GOAL ▸ Give again only the lines running from the one with "Rebuild this chart" through the one with "96, 97, 99]", inclusive. Omit every picture.

RECORD SET ▸
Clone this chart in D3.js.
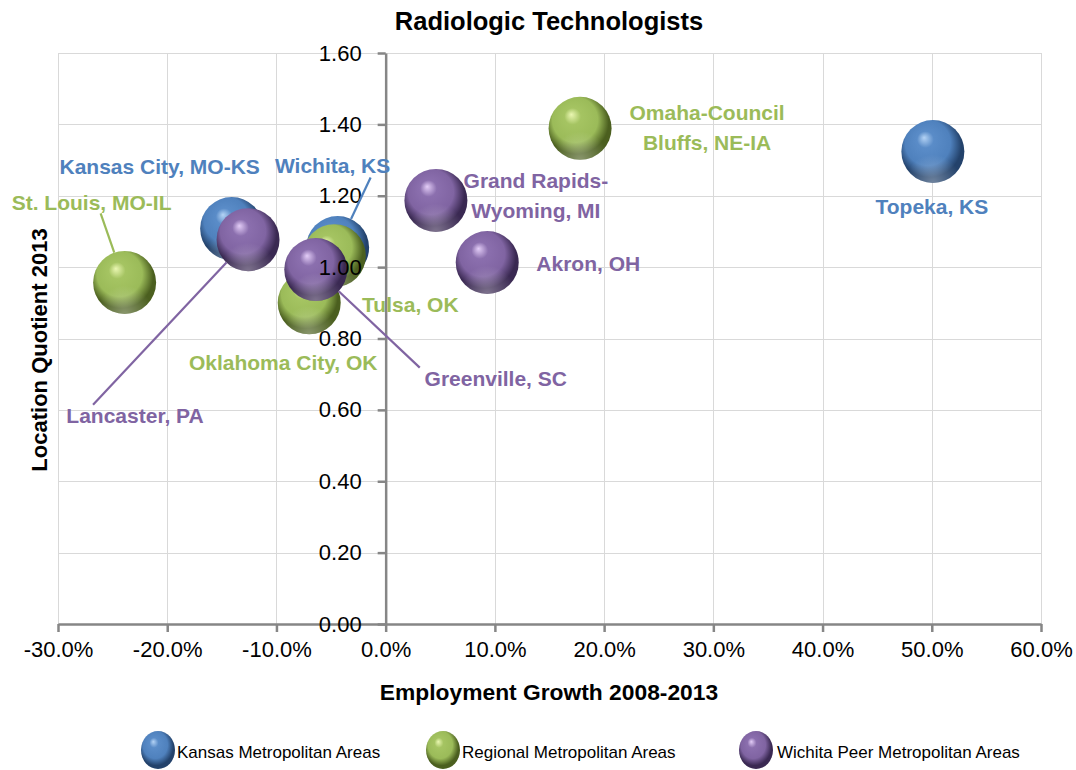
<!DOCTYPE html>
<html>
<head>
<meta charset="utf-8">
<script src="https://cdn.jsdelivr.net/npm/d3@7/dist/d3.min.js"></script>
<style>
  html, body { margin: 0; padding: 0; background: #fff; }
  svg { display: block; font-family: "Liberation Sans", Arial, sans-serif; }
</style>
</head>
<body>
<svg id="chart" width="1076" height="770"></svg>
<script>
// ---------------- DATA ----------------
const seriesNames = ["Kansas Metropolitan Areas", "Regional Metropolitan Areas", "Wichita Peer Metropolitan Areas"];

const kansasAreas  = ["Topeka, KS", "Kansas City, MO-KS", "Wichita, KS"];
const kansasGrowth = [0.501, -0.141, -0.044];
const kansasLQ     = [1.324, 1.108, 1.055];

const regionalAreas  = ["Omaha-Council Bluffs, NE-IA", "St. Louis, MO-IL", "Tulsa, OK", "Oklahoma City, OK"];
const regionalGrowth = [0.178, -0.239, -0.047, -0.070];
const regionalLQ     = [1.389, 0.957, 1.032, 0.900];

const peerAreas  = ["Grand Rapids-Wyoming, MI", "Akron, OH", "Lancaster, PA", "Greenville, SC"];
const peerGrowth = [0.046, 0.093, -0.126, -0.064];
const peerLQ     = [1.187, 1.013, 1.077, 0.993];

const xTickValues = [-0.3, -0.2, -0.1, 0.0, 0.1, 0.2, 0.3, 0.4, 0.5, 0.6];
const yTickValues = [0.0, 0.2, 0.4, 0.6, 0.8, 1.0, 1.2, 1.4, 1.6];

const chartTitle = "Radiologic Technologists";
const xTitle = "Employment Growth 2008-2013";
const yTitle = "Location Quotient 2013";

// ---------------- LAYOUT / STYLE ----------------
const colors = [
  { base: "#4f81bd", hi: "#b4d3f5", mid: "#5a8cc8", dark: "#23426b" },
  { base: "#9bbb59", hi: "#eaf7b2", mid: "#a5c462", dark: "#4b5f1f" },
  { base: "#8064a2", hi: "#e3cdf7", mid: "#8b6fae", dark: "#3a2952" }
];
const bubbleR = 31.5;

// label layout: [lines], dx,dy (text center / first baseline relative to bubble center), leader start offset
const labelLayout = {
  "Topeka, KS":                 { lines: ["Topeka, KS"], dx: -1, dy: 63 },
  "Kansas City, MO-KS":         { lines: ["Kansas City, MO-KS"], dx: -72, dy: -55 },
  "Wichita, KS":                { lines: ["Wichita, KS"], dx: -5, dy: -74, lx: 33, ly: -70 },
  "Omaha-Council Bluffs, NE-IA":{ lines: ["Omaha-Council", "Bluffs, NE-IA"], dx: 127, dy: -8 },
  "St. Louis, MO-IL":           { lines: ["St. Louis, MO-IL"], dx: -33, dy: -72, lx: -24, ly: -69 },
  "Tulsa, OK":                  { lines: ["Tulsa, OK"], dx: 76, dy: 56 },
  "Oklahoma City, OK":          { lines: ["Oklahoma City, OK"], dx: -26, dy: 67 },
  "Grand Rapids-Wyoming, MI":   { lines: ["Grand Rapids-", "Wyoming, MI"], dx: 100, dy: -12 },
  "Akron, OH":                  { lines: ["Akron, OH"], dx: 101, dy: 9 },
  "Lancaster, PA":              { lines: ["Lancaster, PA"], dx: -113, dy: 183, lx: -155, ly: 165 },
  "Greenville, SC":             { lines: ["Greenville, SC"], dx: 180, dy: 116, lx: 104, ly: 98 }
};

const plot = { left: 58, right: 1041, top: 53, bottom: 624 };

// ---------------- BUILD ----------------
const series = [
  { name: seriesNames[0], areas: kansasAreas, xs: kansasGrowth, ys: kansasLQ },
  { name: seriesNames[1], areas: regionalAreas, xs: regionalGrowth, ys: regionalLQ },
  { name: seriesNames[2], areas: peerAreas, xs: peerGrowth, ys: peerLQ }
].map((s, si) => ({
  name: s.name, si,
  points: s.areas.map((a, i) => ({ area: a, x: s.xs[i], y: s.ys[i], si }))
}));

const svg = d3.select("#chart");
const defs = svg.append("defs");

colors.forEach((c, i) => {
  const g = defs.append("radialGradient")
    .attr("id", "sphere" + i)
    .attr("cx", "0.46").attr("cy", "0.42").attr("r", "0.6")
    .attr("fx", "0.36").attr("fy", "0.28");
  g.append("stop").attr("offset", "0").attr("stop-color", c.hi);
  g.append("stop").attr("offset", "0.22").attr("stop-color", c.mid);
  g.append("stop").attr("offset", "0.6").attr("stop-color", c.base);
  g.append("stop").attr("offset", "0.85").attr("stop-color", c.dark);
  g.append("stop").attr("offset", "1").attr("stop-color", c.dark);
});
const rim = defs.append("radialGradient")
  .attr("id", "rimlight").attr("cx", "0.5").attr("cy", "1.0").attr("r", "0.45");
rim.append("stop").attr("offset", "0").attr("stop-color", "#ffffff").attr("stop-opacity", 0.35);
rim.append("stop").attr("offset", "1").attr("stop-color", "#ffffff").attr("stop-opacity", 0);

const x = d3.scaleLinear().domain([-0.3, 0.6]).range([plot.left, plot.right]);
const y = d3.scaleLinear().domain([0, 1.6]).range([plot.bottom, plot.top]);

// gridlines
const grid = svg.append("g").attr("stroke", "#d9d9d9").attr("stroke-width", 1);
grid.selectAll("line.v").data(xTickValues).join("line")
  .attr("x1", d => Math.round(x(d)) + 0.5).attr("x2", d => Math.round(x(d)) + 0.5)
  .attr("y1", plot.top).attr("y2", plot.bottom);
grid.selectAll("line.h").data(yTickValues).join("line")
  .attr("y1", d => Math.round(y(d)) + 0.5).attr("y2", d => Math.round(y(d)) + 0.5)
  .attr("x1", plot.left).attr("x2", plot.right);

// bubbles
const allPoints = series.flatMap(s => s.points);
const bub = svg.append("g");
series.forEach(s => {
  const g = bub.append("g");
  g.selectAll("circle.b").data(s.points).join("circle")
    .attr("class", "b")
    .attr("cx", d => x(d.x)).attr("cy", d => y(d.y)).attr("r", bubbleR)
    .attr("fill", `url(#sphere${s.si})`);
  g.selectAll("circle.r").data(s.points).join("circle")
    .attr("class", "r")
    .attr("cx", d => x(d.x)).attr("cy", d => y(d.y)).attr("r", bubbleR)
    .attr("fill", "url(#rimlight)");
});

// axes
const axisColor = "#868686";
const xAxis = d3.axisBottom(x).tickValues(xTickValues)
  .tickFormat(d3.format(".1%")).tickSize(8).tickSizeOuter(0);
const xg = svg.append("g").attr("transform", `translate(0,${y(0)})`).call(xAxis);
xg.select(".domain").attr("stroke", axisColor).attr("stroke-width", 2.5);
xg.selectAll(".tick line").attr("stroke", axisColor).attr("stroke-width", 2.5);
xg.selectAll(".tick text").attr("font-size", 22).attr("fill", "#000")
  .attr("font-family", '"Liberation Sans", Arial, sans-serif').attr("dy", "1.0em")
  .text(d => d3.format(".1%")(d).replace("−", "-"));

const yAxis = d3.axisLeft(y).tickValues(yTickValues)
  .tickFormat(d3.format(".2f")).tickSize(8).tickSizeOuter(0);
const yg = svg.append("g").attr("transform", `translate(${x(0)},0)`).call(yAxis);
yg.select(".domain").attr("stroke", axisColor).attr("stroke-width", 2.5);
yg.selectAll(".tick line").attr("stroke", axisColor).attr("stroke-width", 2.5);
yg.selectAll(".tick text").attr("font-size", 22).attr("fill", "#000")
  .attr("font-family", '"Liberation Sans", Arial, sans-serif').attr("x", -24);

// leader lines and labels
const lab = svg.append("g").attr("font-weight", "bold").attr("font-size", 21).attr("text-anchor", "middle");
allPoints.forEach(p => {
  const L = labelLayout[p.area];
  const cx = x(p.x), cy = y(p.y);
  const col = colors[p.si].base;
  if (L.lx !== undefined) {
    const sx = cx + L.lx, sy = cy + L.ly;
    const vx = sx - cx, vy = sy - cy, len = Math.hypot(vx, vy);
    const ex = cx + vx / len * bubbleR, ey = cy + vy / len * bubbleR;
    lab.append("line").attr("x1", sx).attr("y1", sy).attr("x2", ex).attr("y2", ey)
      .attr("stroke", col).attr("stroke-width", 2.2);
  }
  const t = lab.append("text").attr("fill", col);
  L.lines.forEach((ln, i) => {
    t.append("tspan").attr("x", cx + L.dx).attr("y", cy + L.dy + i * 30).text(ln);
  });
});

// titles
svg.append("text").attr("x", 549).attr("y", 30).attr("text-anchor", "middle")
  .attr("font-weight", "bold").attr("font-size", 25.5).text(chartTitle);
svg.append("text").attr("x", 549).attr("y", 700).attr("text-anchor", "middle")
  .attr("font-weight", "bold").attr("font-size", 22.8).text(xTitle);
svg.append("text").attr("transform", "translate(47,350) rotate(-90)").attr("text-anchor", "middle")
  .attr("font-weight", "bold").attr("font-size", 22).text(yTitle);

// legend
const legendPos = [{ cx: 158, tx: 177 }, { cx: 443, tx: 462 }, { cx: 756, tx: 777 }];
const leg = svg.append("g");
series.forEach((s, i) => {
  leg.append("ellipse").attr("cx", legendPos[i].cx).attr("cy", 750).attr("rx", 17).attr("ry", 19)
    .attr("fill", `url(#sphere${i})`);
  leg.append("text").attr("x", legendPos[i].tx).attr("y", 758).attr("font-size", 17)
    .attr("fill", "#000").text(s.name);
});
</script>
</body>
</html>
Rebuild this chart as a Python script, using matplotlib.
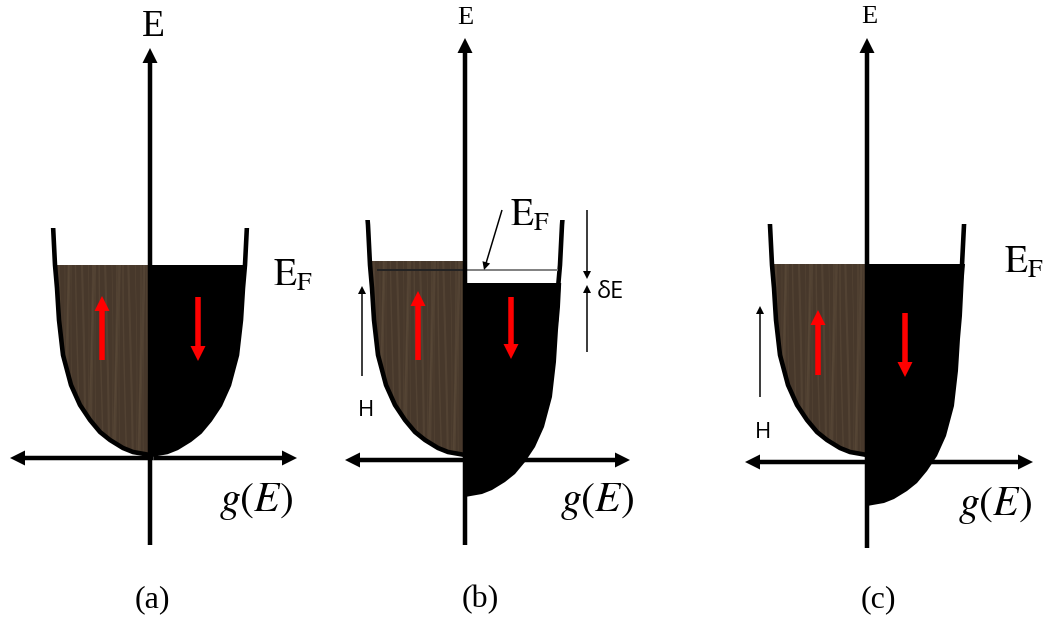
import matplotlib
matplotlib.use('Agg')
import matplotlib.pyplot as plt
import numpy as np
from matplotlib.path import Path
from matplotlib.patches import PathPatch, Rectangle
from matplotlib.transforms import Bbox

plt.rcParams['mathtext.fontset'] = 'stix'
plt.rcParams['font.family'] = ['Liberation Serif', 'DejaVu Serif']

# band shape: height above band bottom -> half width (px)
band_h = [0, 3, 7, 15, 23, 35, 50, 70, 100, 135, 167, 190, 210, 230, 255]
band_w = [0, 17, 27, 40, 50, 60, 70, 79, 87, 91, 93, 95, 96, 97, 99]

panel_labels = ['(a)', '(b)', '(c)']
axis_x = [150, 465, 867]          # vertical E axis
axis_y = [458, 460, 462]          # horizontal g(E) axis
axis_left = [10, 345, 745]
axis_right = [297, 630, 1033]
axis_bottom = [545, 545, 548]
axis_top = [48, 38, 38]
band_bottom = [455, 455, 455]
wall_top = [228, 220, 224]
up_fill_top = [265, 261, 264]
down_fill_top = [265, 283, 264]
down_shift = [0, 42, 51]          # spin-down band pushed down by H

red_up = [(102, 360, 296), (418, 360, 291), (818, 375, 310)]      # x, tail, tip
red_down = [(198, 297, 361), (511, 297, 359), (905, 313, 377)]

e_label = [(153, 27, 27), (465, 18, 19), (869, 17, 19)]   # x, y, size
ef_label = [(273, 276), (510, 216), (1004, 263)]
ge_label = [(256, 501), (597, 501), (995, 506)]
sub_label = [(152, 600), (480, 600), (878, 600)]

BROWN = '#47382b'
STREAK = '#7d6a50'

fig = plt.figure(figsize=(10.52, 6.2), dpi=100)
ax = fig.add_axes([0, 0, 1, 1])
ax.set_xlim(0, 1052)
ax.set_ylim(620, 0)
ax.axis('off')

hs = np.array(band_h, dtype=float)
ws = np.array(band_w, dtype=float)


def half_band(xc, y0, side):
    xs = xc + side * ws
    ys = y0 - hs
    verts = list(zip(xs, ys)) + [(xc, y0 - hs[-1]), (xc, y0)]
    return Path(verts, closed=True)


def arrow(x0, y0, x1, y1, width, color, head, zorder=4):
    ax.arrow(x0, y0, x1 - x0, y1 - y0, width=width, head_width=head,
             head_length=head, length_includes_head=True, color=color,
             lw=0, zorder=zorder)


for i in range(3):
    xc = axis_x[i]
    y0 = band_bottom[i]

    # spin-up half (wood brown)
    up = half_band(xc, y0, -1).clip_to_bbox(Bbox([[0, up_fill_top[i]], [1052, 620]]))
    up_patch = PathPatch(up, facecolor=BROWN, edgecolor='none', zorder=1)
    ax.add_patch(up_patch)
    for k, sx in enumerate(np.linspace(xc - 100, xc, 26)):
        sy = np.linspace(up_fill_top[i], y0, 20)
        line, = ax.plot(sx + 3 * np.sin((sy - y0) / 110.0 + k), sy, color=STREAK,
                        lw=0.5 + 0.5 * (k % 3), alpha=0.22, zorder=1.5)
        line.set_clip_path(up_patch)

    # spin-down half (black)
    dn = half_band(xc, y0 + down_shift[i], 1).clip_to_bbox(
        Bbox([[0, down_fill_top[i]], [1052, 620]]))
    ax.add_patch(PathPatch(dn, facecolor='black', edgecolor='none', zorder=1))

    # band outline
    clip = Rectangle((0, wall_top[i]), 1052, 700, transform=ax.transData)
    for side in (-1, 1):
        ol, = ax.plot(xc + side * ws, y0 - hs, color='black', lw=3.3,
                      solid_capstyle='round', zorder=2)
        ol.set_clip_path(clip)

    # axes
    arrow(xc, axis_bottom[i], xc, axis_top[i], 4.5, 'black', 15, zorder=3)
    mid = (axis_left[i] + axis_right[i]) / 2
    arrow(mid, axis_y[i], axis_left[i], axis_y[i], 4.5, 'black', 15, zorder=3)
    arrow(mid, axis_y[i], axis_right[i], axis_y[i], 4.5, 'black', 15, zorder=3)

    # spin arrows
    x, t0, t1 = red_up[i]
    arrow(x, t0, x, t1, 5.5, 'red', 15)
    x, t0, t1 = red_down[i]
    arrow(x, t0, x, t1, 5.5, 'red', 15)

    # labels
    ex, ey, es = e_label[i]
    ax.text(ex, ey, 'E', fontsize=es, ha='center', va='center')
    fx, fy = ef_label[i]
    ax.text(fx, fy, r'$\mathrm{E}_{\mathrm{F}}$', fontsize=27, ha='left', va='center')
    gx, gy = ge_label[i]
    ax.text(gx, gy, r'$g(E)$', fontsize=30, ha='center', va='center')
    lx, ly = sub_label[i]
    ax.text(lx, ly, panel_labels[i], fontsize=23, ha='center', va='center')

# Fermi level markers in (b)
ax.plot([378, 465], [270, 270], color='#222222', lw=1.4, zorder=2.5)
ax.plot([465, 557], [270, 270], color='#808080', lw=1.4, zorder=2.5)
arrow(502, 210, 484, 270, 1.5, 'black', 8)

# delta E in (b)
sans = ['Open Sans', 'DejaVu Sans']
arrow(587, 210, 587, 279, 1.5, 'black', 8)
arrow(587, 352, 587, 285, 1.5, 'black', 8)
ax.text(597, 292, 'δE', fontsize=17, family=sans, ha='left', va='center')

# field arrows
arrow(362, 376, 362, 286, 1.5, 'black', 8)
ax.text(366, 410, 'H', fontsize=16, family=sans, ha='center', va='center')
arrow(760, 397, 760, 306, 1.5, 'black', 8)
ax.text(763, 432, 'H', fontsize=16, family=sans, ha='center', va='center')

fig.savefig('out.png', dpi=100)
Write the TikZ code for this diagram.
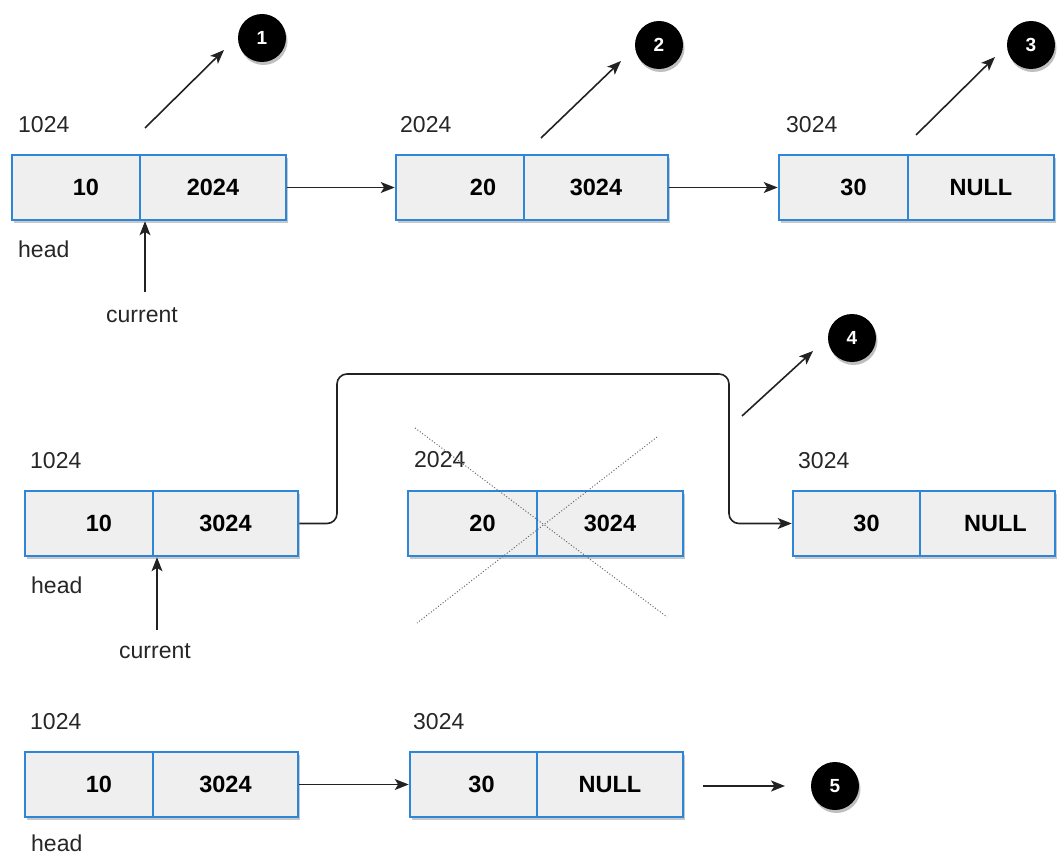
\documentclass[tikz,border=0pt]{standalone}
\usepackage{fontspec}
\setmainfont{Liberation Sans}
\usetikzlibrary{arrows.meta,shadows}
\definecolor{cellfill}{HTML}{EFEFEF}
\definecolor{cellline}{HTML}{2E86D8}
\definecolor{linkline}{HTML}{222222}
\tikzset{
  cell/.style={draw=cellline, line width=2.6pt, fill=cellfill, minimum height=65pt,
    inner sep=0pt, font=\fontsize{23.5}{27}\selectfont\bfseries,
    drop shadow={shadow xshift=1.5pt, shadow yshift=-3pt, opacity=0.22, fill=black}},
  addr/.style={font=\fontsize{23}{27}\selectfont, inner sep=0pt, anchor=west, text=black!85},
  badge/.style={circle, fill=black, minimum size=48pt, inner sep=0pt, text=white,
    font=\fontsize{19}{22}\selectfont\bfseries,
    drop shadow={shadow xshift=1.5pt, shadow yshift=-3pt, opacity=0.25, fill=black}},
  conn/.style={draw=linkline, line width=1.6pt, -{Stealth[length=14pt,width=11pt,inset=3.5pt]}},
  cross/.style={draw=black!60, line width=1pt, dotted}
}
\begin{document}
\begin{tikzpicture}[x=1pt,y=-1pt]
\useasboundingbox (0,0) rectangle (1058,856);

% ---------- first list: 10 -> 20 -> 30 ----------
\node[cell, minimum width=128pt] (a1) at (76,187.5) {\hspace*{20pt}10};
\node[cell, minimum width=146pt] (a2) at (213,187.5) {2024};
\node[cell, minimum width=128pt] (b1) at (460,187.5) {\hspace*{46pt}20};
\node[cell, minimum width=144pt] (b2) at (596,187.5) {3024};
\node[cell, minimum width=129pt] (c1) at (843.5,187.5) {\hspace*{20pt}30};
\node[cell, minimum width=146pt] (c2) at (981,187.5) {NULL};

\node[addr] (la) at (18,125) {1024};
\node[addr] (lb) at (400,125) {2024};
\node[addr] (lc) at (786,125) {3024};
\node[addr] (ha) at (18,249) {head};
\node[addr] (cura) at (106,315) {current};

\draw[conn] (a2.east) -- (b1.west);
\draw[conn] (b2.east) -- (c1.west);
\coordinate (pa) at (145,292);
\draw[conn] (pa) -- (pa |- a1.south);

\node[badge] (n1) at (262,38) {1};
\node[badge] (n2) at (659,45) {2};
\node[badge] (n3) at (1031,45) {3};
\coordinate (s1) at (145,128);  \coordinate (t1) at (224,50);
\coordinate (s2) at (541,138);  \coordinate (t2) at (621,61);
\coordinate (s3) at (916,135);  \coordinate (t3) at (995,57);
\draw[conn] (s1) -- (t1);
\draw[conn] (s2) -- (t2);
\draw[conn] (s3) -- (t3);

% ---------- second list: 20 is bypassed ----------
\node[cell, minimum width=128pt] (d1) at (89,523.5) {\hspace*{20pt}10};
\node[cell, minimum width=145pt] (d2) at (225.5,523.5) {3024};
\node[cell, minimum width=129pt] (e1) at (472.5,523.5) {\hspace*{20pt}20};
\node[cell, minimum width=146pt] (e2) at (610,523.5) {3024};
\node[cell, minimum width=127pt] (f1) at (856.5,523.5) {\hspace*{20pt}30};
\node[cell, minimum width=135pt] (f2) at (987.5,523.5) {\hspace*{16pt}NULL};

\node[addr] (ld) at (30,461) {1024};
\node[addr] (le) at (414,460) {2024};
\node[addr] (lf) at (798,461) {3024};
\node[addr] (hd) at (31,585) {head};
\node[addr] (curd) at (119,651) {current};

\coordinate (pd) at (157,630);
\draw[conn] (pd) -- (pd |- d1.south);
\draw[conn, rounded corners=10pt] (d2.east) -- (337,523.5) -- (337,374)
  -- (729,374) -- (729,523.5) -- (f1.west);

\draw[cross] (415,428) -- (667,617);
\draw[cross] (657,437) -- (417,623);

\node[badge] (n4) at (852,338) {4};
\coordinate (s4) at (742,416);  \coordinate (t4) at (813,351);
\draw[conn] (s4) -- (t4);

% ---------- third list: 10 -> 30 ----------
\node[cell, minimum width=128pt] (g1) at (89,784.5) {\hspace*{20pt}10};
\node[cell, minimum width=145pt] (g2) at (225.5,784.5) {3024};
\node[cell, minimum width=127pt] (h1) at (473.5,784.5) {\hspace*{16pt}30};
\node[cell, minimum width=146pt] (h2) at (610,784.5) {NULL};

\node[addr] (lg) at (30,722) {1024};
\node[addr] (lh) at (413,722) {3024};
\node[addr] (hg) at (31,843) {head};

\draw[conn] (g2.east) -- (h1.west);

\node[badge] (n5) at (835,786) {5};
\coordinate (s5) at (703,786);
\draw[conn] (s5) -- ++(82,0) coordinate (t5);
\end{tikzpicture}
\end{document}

COMPLETE OUTPUT ▸
Rebuild this chart as a Python script, using matplotlib.
import matplotlib
matplotlib.use('Agg')
import matplotlib.pyplot as plt
import numpy as np
from matplotlib.path import Path
from matplotlib.patches import PathPatch, Rectangle
from matplotlib.transforms import Bbox

plt.rcParams['mathtext.fontset'] = 'stix'
plt.rcParams['font.family'] = ['Liberation Serif', 'DejaVu Serif']

# band shape: height above band bottom -> half width (px)
band_h = [0, 3, 7, 15, 23, 35, 50, 70, 100, 135, 167, 190, 210, 230, 255]
band_w = [0, 17, 27, 40, 50, 60, 70, 79, 87, 91, 93, 95, 96, 97, 99]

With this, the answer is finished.